Exercise:
Everything from the line containing "Convert this chart to matplotlib code." through the line containing "0.00001, 0.0]" must be written out exactly, and nothing more; leave any pictures out.

[Stored data]
START
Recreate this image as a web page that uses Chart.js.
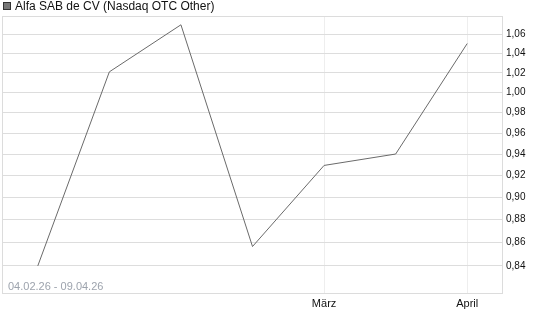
<!DOCTYPE html>
<html>
<head>
<meta charset="utf-8">
<script src="https://cdn.jsdelivr.net/npm/chart.js@4"></script>
<style>
  body { margin: 0; background: #fff; font-family: "Liberation Sans", Arial, sans-serif; }
  #wrap { position: relative; width: 545px; height: 327px; }
  #legend { position: absolute; left: 3px; top: 0px; font-size: 12px; line-height: 13px; color: #111; white-space: nowrap; }
  #legend .box { display: inline-block; width: 6px; height: 6px; background: #777; border: 1px solid #333; margin-right: 4px; vertical-align: 0px; }
  #range { position: absolute; left: 8px; top: 280px; font-size: 11px; line-height: 12px; color: #9da3ad; }
</style>
</head>
<body>
<div id="wrap">
  <canvas id="myChart" width="545" height="327"></canvas>
  <div id="legend"><span class="box"></span>Alfa SAB de CV (Nasdaq OTC Other)</div>
  <div id="range">04.02.26 - 09.04.26</div>
</div>
<script>
// x categories, only two of them carry a month label
var xLabels = ["", "", "", "", "März", "", "April"];
var prices = [0.84, 1.021, 1.0705, 0.8565, 0.9293, 0.94, 1.0505];
var yTicks = [0.84, 0.86, 0.88, 0.90, 0.92, 0.94, 0.96, 0.98, 1.00, 1.02, 1.04, 1.06];
var yMin = 0.8174;
var yMax = 1.080;

var boxPlugin = {
  id: "box",
  beforeDatasetsDraw: function (chart) {
    var a = chart.chartArea;
    var c = chart.ctx;
    c.save();
    c.strokeStyle = "#dcdcdc";
    c.lineWidth = 1;
    c.strokeRect(a.left + 0.5, a.top + 0.5, a.right - a.left - 1, a.bottom - a.top);
    c.restore();
  },
};

var ctx = document.getElementById("myChart").getContext("2d");
var myChart = new Chart(ctx, {
  type: "line",
  data: {
    labels: xLabels,
    datasets: [
      {
        label: "Alfa SAB de CV (Nasdaq OTC Other)",
        data: prices,
        borderColor: "#6a6a6a",
        borderWidth: 1,
        pointRadius: 0,
        tension: 0,
        fill: false,
      },
    ],
  },
  options: {
    responsive: false,
    animation: false,
    devicePixelRatio: 1,
    layout: { padding: { left: 2, top: 16, right: 0, bottom: 0 } },
    plugins: { legend: { display: false }, tooltip: { enabled: false } },
    scales: {
      x: {
        type: "category",
        offset: true,
        border: { display: false },
        grid: {
          drawTicks: false,
          color: function (c) {
            return c.tick && c.tick.label ? "#eeeeee" : "rgba(0,0,0,0)";
          },
        },
        ticks: {
          autoSkip: false,
          maxRotation: 0,
          padding: 4,
          color: "#111",
          font: { family: "Liberation Sans", size: 11 },
        },
        afterFit: function (s) {
          s.height = 34;
        },
      },
      y: {
        type: "logarithmic",
        position: "right",
        min: yMin,
        max: yMax,
        bounds: "data",
        border: { display: false },
        grid: { drawTicks: false, color: "#dddddd" },
        afterBuildTicks: function (s) {
          s.ticks = yTicks.map(function (v) {
            return { value: v };
          });
        },
        ticks: {
          autoSkip: false,
          padding: 3,
          color: "#111",
          font: { family: "Liberation Sans", size: 10 },
          callback: function (v) {
            return Number(v).toFixed(2).replace(".", ",");
          },
        },
        afterFit: function (s) {
          s.width = 42;
        },
      },
    },
  },
  plugins: [boxPlugin],
});
</script>
</body>
</html>
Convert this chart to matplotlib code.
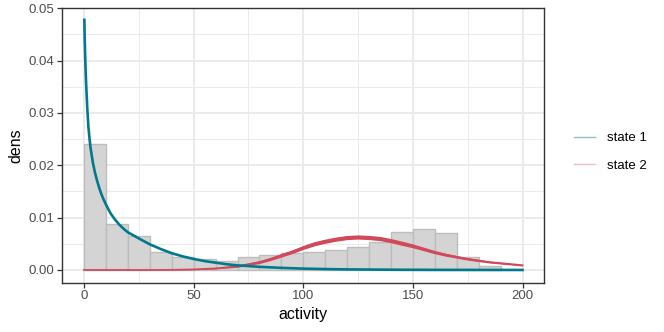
import matplotlib
matplotlib.use("Agg")
import matplotlib.pyplot as plt
from matplotlib.lines import Line2D
from matplotlib.ticker import MultipleLocator

plt.rcParams['font.family'] = ['Liberation Sans', 'DejaVu Sans']

# histogram of observed activity (density, bin width 10)
bin_left = [0, 10, 20, 30, 40, 50, 60, 70, 80, 90,
            100, 110, 120, 130, 140, 150, 160, 170, 180]
bin_dens = [0.0240, 0.00875, 0.0064, 0.0035, 0.00243, 0.0021, 0.0017, 0.00255, 0.0028, 0.0032,
            0.0035, 0.0038, 0.0044, 0.0054, 0.0072, 0.0079, 0.0071, 0.00255, 0.00077]

# state-dependent densities
s1_x = [0.15, 0.3, 0.5, 0.75, 1.0, 1.5, 2.0, 2.5, 3.0, 4, 5, 6, 7, 8, 9, 10,
        12, 14, 16, 18, 20, 23, 26, 30, 35, 40, 45, 50, 55, 60, 65, 70,
        80, 90, 100, 110, 120, 140, 160, 180, 200]
s1_y = [0.0478, 0.0445, 0.0412, 0.0380, 0.0353, 0.0308, 0.0274, 0.0251, 0.0233, 0.0206,
        0.0186, 0.0170, 0.0156, 0.0144, 0.0134, 0.0125, 0.0109, 0.0097, 0.0087, 0.0079,
        0.0072, 0.0065, 0.0058, 0.0049, 0.0040, 0.0032, 0.0026, 0.0021, 0.0017, 0.0014,
        0.0011, 0.00088, 0.0006, 0.0004, 0.00026, 0.00017, 0.00011, 0.00005, 0.00002,
        0.00001, 0.0]

s2_x = [0, 10, 20, 30, 40, 50, 60, 70, 75, 80, 85, 90, 95, 100, 105, 110, 115, 120,
        125, 130, 135, 140, 145, 150, 155, 160, 165, 170, 175, 180, 185, 190, 195, 200]
s2_y = [0.0, 0.0, 0.0, 0.0, 0.00002, 0.0001, 0.0003, 0.0007, 0.0011, 0.0015, 0.0021,
        0.0028, 0.0035, 0.0043, 0.0050, 0.0055, 0.0059, 0.0062, 0.0063, 0.0062, 0.0060,
        0.0056, 0.0051, 0.0046, 0.0040, 0.0034, 0.0029, 0.0025, 0.0021, 0.0018, 0.0015,
        0.0013, 0.0011, 0.0009]
# half-width of the band of posterior draws for state 2
s2_spread = [0, 0, 0, 0, 0, 0.00004, 0.0001, 0.00018, 0.00023, 0.00027, 0.0003,
             0.00033, 0.00036, 0.00038, 0.0004, 0.0004, 0.0004, 0.0004, 0.0004, 0.0004,
             0.0004, 0.0004, 0.0004, 0.00037, 0.00034, 0.00031, 0.00028, 0.00025, 0.00022,
             0.0002, 0.00018, 0.00016, 0.00015, 0.00014]

state_labels = ['state 1', 'state 2']
teal = '#00798c'
red = '#d1495b'

fig = plt.figure(figsize=(6.64, 3.32), dpi=100)
ax = fig.add_axes([0.0935, 0.149, 0.7265, 0.826])

ax.bar(bin_left, bin_dens, width=10, align='edge', color='#D4D4D4',
       edgecolor='#BDBDBD', linewidth=1.0, zorder=2)
lo = [y - s for y, s in zip(s2_y, s2_spread)]
hi = [y + s for y, s in zip(s2_y, s2_spread)]
ax.fill_between(s2_x, lo, hi, color=red, lw=0, zorder=3)
ax.plot(s2_x, s2_y, color=red, lw=1.3, zorder=3)
ax.plot(s1_x, s1_y, color=teal, lw=1.9, zorder=4)

ax.set_xlim(-10, 210)
ax.set_ylim(-0.0024, 0.0500)
ax.xaxis.set_major_locator(MultipleLocator(50))
ax.xaxis.set_minor_locator(MultipleLocator(25))
ax.yaxis.set_major_locator(MultipleLocator(0.01))
ax.yaxis.set_minor_locator(MultipleLocator(0.005))
ax.yaxis.set_major_formatter(plt.FuncFormatter(lambda v, p: f"{v:.2f}"))

ax.grid(which='major', color='#EBEBEB', lw=1.4, zorder=0)
ax.grid(which='minor', color='#EBEBEB', lw=0.7, zorder=0)
ax.set_axisbelow(True)
for sp in ax.spines.values():
    sp.set_color('#333333')
    sp.set_linewidth(1.0)
ax.tick_params(which='major', length=3.5, width=0.9, color='#333333',
               labelcolor='#4D4D4D', labelsize=9.5, pad=2)
ax.tick_params(which='minor', length=0)

ax.set_xlabel('activity', fontsize=11.5, labelpad=3.5)
ax.set_ylabel('dens', fontsize=11.5, labelpad=4)

handles = [Line2D([], [], color=teal, lw=1.0, alpha=0.45),
           Line2D([], [], color=red, lw=1.0, alpha=0.35)]
fig.legend(handles, state_labels, loc='center left', bbox_to_anchor=(0.846, 0.543),
           frameon=False, fontsize=9.5, handlelength=1.6, handletextpad=0.9,
           labelspacing=1.15)

fig.savefig('out.png', dpi=100)
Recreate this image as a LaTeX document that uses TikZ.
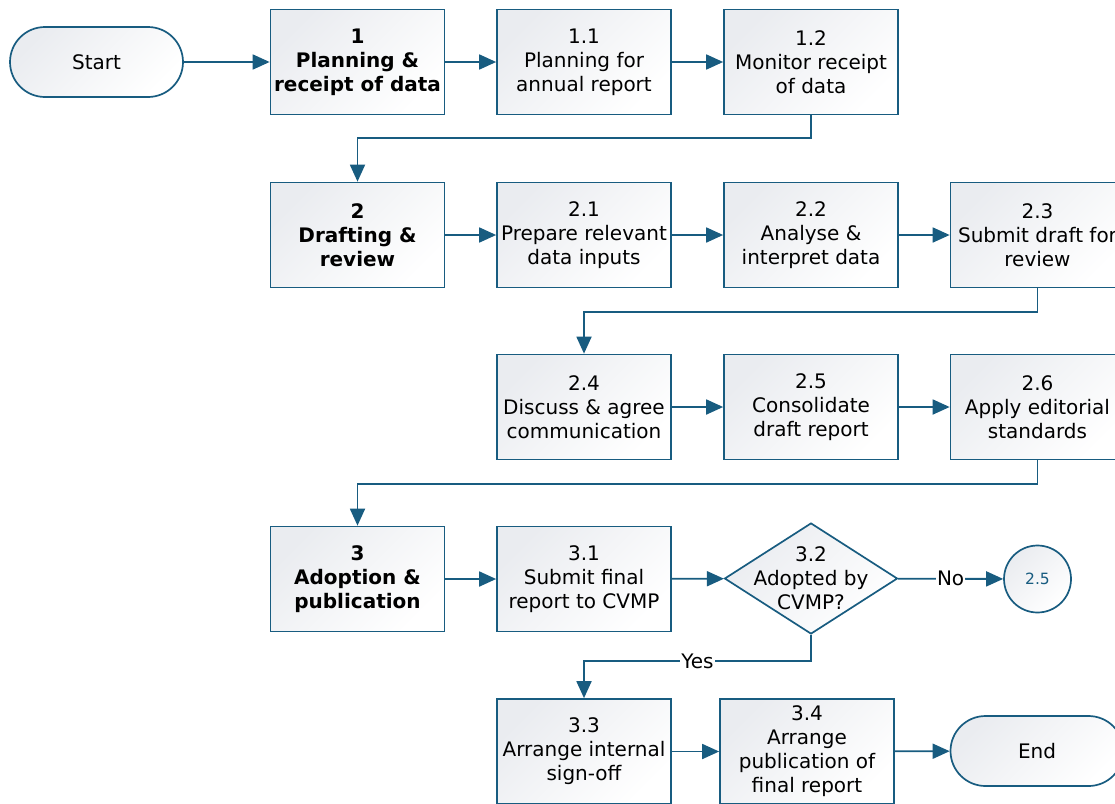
END
Task output:
Convert this chart to matplotlib code.
import matplotlib
matplotlib.use("Agg")
import matplotlib.pyplot as plt
from matplotlib.lines import Line2D
from matplotlib.ticker import MultipleLocator

plt.rcParams['font.family'] = ['Liberation Sans', 'DejaVu Sans']

# histogram of observed activity (density, bin width 10)
bin_left = [0, 10, 20, 30, 40, 50, 60, 70, 80, 90,
            100, 110, 120, 130, 140, 150, 160, 170, 180]
bin_dens = [0.0240, 0.00875, 0.0064, 0.0035, 0.00243, 0.0021, 0.0017, 0.00255, 0.0028, 0.0032,
            0.0035, 0.0038, 0.0044, 0.0054, 0.0072, 0.0079, 0.0071, 0.00255, 0.00077]

# state-dependent densities
s1_x = [0.15, 0.3, 0.5, 0.75, 1.0, 1.5, 2.0, 2.5, 3.0, 4, 5, 6, 7, 8, 9, 10,
        12, 14, 16, 18, 20, 23, 26, 30, 35, 40, 45, 50, 55, 60, 65, 70,
        80, 90, 100, 110, 120, 140, 160, 180, 200]
s1_y = [0.0478, 0.0445, 0.0412, 0.0380, 0.0353, 0.0308, 0.0274, 0.0251, 0.0233, 0.0206,
        0.0186, 0.0170, 0.0156, 0.0144, 0.0134, 0.0125, 0.0109, 0.0097, 0.0087, 0.0079,
        0.0072, 0.0065, 0.0058, 0.0049, 0.0040, 0.0032, 0.0026, 0.0021, 0.0017, 0.0014,
        0.0011, 0.00088, 0.0006, 0.0004, 0.00026, 0.00017, 0.00011, 0.00005, 0.00002,
        0.00001, 0.0]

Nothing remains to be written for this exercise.